Chandler Kropp making waves, but don’t expect him to bring it up
Chandler Kropp was far away from home. He was in Orange, Calif. at Chapman University, 27 hours driving and 1,814 miles from his hometown of Clayton, Mo. In November of his first semester at Chapman, he hopped onto YouTube.
Up came a video capturing someone’s two-to-three-year transition from a woman to a man.
“I watched the video and was very, very jealous,” Kropp remembered. “And I had never felt any jealousy like that before…I wanted what he had.”
That was the first time Kropp thought about the prospect of being transgender and becoming a man. It was also one of the first times Kropp ever wanted something badly.
While he grew up playing soccer and basketball, he dropped those two sports in favor of rowing at the beginning of his freshman year of high school. He quickly found success within the St. Louis rowing scene, setting his sights on the Division I and Division III levels. Still, that burning desire for success in rowing was never there.
“I really liked rowing, but I wouldn’t say that I was extremely motivated by it,” he says.
An injury during his senior year of high school left him without those Division I offers. That led him to Chapman, with beautiful white-pillared buildings protected by classical West Coast palm trees. He rowed his first year and had good friends. Academically, it wasn’t the best fit, but Kropp wasn’t unhappy at Chapman. It took until that YouTube video in the fall of his freshman year for things to change.
It got him thinking: Maybe a transition is what I have really wanted for my entire life. The idea of being transgender was “overwhelming” and he knew that he couldn’t make that transition in California.
“It wasn’t for four or five months that I accepted it and said, ‘OK, I’m transgender, I need to come home, come back to St.
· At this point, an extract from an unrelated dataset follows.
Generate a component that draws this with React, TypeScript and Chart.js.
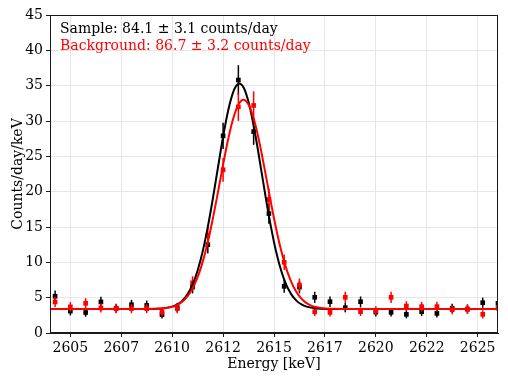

Louis and figure out what comes next,’” Kropp said.
That summer he returned to St. Louis fresh off his first year of college. It would be his only year at Chapman. After realizing he was transgender, Kropp applied and was accepted to Washington University. He wanted to spend the next three years at home, just 15 minutes away from his family in Clayton.
That summer, after months and months of holding it in, Kropp also made the tough decision to tell his mother about what he had learned about his gender identity during his freshman year at Chapman. She would be the first person to learn. He told the rest of his immediate family next, creating an instant bubble of support.
However, the move to Wash. U. wasn’t easy. Kropp decided to spend his sophomore year at Wash. U. presenting and passing as a woman so that he could fully make the transition during his sophomore summer. He barely spoke in classes, took a break from rowing and had few friends.
“I just kind of wanted to get through that year so I could focus on my academics and then transition over the summer, because logistically, it just makes the most sense,” he says.
The second his sophomore year ended, he finally got the opportunity to do what he first saw two years ago in that YouTube video: transition from woman to man.
It was a process that took up the entire summer. He started with testosterone injections and returned to Wash. U. as male. He decided to take another year off from rowing, focusing on his transition and schoolwork as a linguistics major.
Still, Kropp felt as if his rowing career had been left unfinished. The injury that had ended his senior year of high school still lingered in his mind. As a result, he sent an email to the new Wash. U. rowing coach, Andrew Black, hoping that they would let him row on the men’s team. Kropp received resounding support from Black and joined the team for his senior year. Now, on Monday through Friday, he wakes up at 4:30 a.m. for 5:30 a.m. practices. On Saturdays, though, he gets to sleep in for 7:30 a.m. practices.
Despite the early hours, he has thoroughly enjoyed the return.
“It took a while, but my fitness has dramatically improved,” Kropp said. “I acclimated really well.”
He regained his strong high school technique and he is now approaching “acceptable male standards” for the 2,000 meter rowing test.
As the stroker of the men’s novice four team, the younger members have reaped the benefits of Kropp’s decision to join the team.
“He’s such a positive force in our program and continues to be a role model for our younger rowers along with the Wash. U. community at large given his kindness and ability to connect with others about his experience as a transgender athlete,” Chase Antonacci, president of the rowing program at Wash. U., said.
Despite his success as a transgender rower, Kropp doesn’t really bring up that he is, in fact, transgender.
“I only talk about it when it’s relevant,” he adds. “Not because I’m ashamed or trying to hide it, but it doesn’t matter in 99 percent of my…interactions with people. Generally, it doesn’t need to come up. I don’t just want to be a transgender person.”
And unless he brings it up, most people don’t notice.
That has come full circle in a Spanish class this year. He previously had a sophomore year class with three of the students in his current class, but they don’t recognize him. To Kropp, this is “gratifying.”
“I guess I did my job on that part,” he said, chuckling.